The list goes on and on, and in all likelihood it will continue to do so, adding fuel to the widespread perception that the political world is populated by liars, crooks, and thieves. In reality, however, the political world is just reflection of the world in which all of us live. The good, the bad and the ugly inhabit our world, just as they inhabit the world of politics. And in both worlds, we hear more often about the bad and the ugly, even if those traits are in the minority.
The nature of the news business dictates that, when public figures go to work every day and do their jobs well, it’s not a story. But if they send a racy photo over the Internet, take off to South America for a fling with another woman, or father a baby with a housekeeper, they are likely to find their names in the headlines.
What can we learn from this?
Number one, everyone – not just public figures – needs to realize that we live in an era in which privacy and secrets have all but disappeared. This should be a no-brainer, given the Internet, social networks and camera phones that can capture video and post it to YouTube in a matter of seconds. Nevertheless, today’s public figures continue to get into trouble, perhaps because they don’t understand the intricacies of cyberspace or they are incredibly bold or just plain stupid.
But the debate really should not be about keeping one’s unsavory activities discreet. There’s an old guideline about talking to reporters that has some wider applications today: If you don’t want to see something in a news report, don’t say it — either on or off-the-record. Likewise, if you don’t want to be the focus of a career-ending news story, don’t do something that would warrant such a story.
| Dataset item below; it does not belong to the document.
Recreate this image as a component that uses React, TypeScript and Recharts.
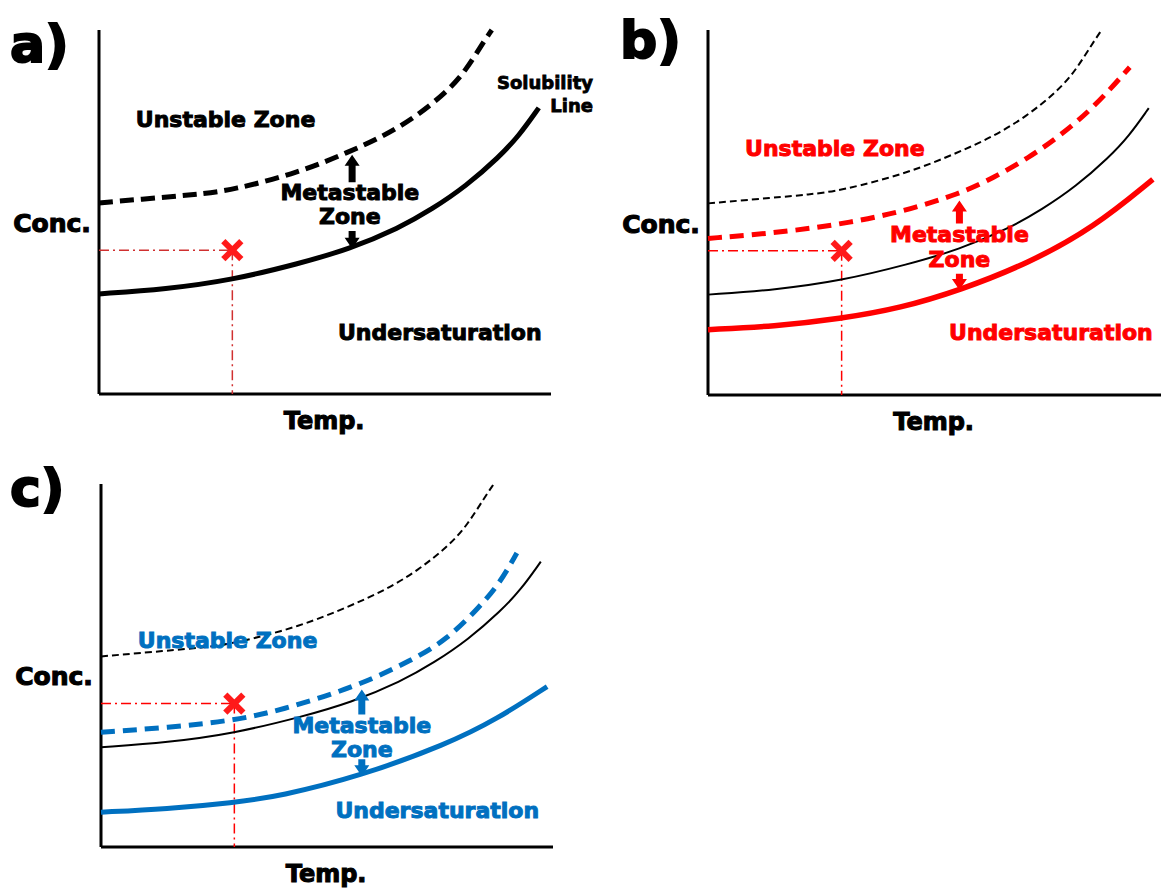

In a 2006 study I conducted about the legitimacy of the media exposing the foibles of public figures in their personal lives, I somewhat idealistically suggested that the rise of the Internet and the disappearance of privacy would lead to fewer indiscretions once public figures realized that whatever they did was likely to become public knowledge.
Five years later, it appears that quite a few public figures have yet to learn this lesson.